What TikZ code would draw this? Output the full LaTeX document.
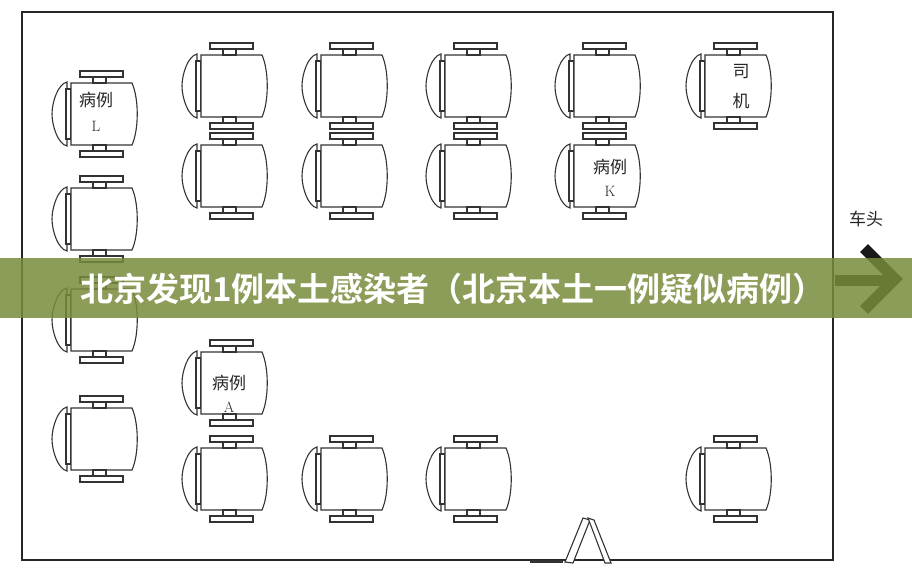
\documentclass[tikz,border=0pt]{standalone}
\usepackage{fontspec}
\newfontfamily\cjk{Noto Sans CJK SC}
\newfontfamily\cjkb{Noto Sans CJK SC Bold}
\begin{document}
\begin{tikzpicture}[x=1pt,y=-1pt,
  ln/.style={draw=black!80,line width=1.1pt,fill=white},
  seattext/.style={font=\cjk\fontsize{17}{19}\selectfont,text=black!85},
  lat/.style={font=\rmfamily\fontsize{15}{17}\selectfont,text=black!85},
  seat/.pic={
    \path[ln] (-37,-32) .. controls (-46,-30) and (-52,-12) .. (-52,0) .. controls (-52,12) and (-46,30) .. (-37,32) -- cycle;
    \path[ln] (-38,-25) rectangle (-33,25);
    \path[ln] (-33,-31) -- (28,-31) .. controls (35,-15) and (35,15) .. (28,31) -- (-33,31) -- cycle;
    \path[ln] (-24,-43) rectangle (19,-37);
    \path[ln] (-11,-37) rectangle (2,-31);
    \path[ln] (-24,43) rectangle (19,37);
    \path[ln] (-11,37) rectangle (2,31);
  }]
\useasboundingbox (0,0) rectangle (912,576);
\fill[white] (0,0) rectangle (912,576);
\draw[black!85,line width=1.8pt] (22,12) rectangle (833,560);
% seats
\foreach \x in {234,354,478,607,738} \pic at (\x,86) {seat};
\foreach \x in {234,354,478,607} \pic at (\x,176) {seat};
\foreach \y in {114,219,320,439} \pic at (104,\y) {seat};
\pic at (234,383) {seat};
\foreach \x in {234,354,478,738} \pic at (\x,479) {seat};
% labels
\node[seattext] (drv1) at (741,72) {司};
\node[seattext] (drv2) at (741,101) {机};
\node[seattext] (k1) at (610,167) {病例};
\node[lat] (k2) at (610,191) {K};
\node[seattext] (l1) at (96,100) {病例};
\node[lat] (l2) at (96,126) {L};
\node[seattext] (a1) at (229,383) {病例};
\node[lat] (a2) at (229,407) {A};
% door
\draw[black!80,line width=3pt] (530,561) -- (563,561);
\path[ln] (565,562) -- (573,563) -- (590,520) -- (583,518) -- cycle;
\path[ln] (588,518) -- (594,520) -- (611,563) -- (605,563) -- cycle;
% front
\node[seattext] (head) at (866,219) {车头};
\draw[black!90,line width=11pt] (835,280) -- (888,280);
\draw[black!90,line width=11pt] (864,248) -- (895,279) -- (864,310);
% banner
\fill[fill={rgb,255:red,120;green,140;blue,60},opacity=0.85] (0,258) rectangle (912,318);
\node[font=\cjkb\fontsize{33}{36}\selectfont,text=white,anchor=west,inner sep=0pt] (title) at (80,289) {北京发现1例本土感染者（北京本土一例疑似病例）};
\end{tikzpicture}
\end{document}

━━━━━━━━

■ EXERCISE PROMPT
Strip out the pictures and quote the remaining data word for word.

■ THE RESULT
What TikZ code would draw this? Output the full LaTeX document.
\documentclass[tikz,border=0pt]{standalone}
\usepackage{fontspec}
\newfontfamily\cjk{Noto Sans CJK SC}
\newfontfamily\cjkb{Noto Sans CJK SC Bold}
\begin{document}
\begin{tikzpicture}[x=1pt,y=-1pt,
  ln/.style={draw=black!80,line width=1.1pt,fill=white},
  seattext/.style={font=\cjk\fontsize{17}{19}\selectfont,text=black!85},
  lat/.style={font=\rmfamily\fontsize{15}{17}\selectfont,text=black!85},
  seat/.pic={
    \path[ln] (-37,-32) .. controls (-46,-30) and (-52,-12) .. (-52,0) .. controls (-52,12) and (-46,30) .. (-37,32) -- cycle;
    \path[ln] (-38,-25) rectangle (-33,25);
    \path[ln] (-33,-31) -- (28,-31) .. controls (35,-15) and (35,15) .. (28,31) -- (-33,31) -- cycle;
    \path[ln] (-24,-43) rectangle (19,-37);
    \path[ln] (-11,-37) rectangle (2,-31);
    \path[ln] (-24,43) rectangle (19,37);
    \path[ln] (-11,37) rectangle (2,31);
  }]
\useasboundingbox (0,0) rectangle (912,576);
\fill[white] (0,0) rectangle (912,576);
\draw[black!85,line width=1.8pt] (22,12) rectangle (833,560);
% seats
\foreach \x in {234,354,478,607,738} \pic at (\x,86) {seat};
\foreach \x in {234,354,478,607} \pic at (\x,176) {seat};
\foreach \y in {114,219,320,439} \pic at (104,\y) {seat};
\pic at (234,383) {seat};
\foreach \x in {234,354,478,738} \pic at (\x,479) {seat};
% labels
\node[seattext] (drv1) at (741,72) {司};
\node[seattext] (drv2) at (741,101) {机};
\node[seattext] (k1) at (610,167) {病例};
\node[lat] (k2) at (610,191) {K};
\node[seattext] (l1) at (96,100) {病例};
\node[lat] (l2) at (96,126) {L};
\node[seattext] (a1) at (229,383) {病例};
\node[lat] (a2) at (229,407) {A};
% door
\draw[black!80,line width=3pt] (530,561) -- (563,561);
\path[ln] (565,562) -- (573,563) -- (590,520) -- (583,518) -- cycle;
\path[ln] (588,518) -- (594,520) -- (611,563) -- (605,563) -- cycle;
% front
\node[seattext] (head) at (866,219) {车头};
\draw[black!90,line width=11pt] (835,280) -- (888,280);
\draw[black!90,line width=11pt] (864,248) -- (895,279) -- (864,310);
% banner
\fill[fill={rgb,255:red,120;green,140;blue,60},opacity=0.85] (0,258) rectangle (912,318);
\node[font=\cjkb\fontsize{33}{36}\selectfont,text=white,anchor=west,inner sep=0pt] (title) at (80,289) {北京发现1例本土感染者（北京本土一例疑似病例）};
\end{tikzpicture}
\end{document}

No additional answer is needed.